The policy had a 30 day Elimination Period. Armstrong’s claim was for the period commencing July 4, 2003 and his completed disability claim form was date stamped September 3, 2003. Therefore, if the claim was proven, RBC was required to pay the initial benefits within 30 days, by October 3, 2003 and to pay subsequent months within each succeeding 30 day period. Applying the "rolling limitation period", the Court held that Armstrong should not have sued for the first two months of benefits after October 4, 2004 and for benefits for the following months on the 3rd or 4th of each corresponding month in 2004 and 2005. He should not have sued for the final month of benefits after August 4, 2005. In fact, Armstrong sued on September 13, 2005, a month after the last date allowed under the limitation.

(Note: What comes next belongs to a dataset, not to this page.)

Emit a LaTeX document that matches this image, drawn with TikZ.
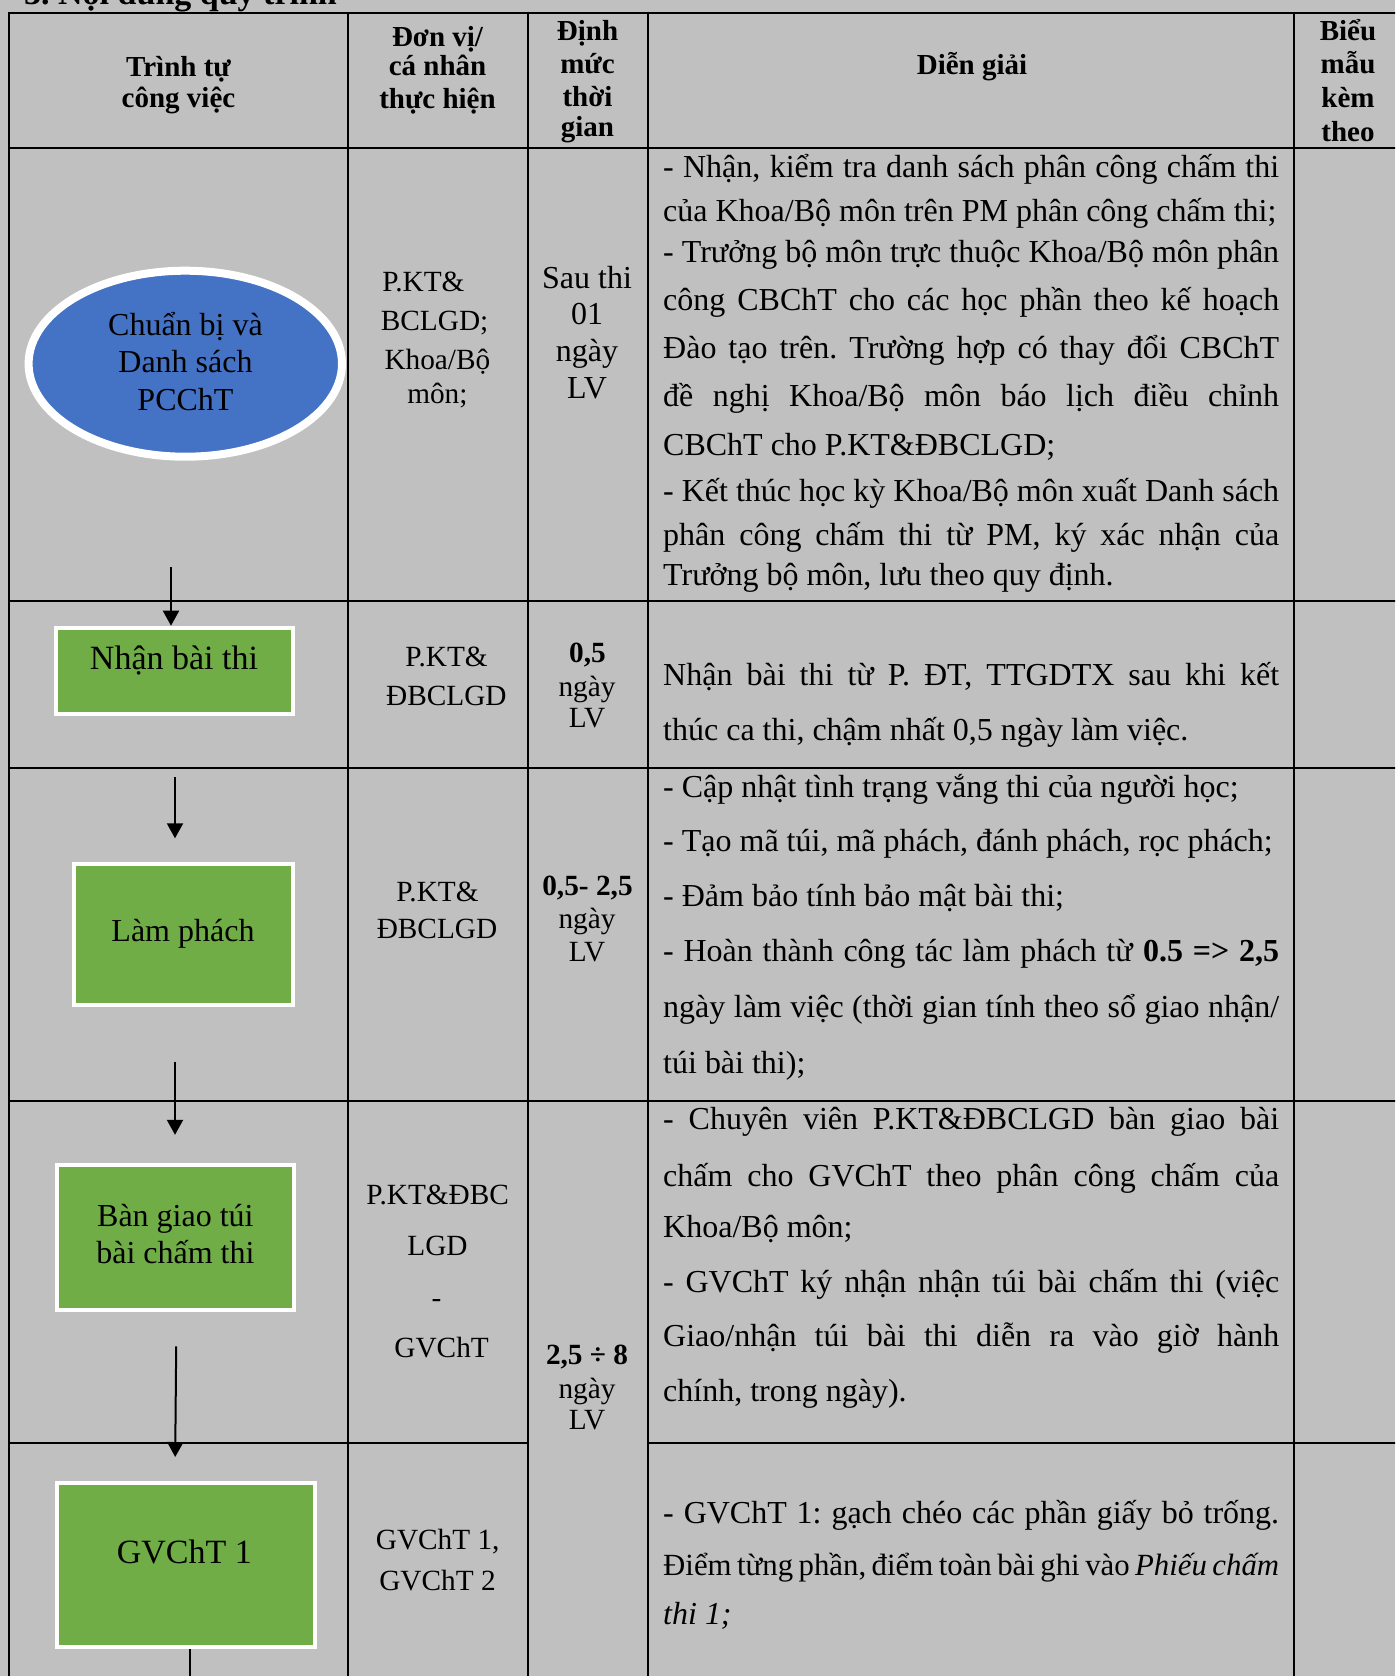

The Court then reviewed the issue of whether the actions of RBC gave rise to waiver or estoppel. The Court noted that the leading decision regarding the application of the doctrine of estoppel to limitations periods contained in the policies of insurance was the Supreme Court of Canada decision in Maracle v. Travellers Indemnity Co. of Canada, [1991] 2 S.C.R. 50. In that case, the Court held that to establish waiver, the Insured must establish that the Insurer had, by words of conduct, made a promise or assurance which was intended to affect their legal relationship and to be acted on. Furthermore, the Insured must establish that, in reliance on the representation, he acted on it or in some way changed his position. In this case, the Court held that there was nothing in the correspondence between Armstrong and RBC suggesting that RBC unequivocally intended to abandon its rights under the limitation period.
The Court noted that there was no legal obligation on the part of the Insurer to state in positive terms that it will rely on a limitation period. In the result, Armstrong’s claim benefits under the overhead expense policy was dismissed as the claim was barred by the expiry of the limitation period. RBC had brought a counterclaim seeking the return of approximately $125,000 in disability benefits paid out to Armstrong in error. A disability policy had been issued to a different dentist with the same first and last names as Armstrong and RBC’s claims staff provided Armstrong with a claims form for that policy at the time he was making his claim under the overhead expense policy. Armstrong filled out the claims form but advised the RBC claims person that he did not believe he had such a policy, although he could not be sure as his accountant paid his premiums for him. The mistake was ultimately discovered and RBC sought a return of the funds. By that time, Armstrong had made an assignment into bankruptcy.
The Court held that the counterclaim could not proceed as RBC was unable to establish that Armstrong acted fraudulently and, therefore, section 178(1)(e) of the Bankruptcy and Insolvency Act, R.S.C. 1985, c. B-3 did not protect the claim from the order of discharge.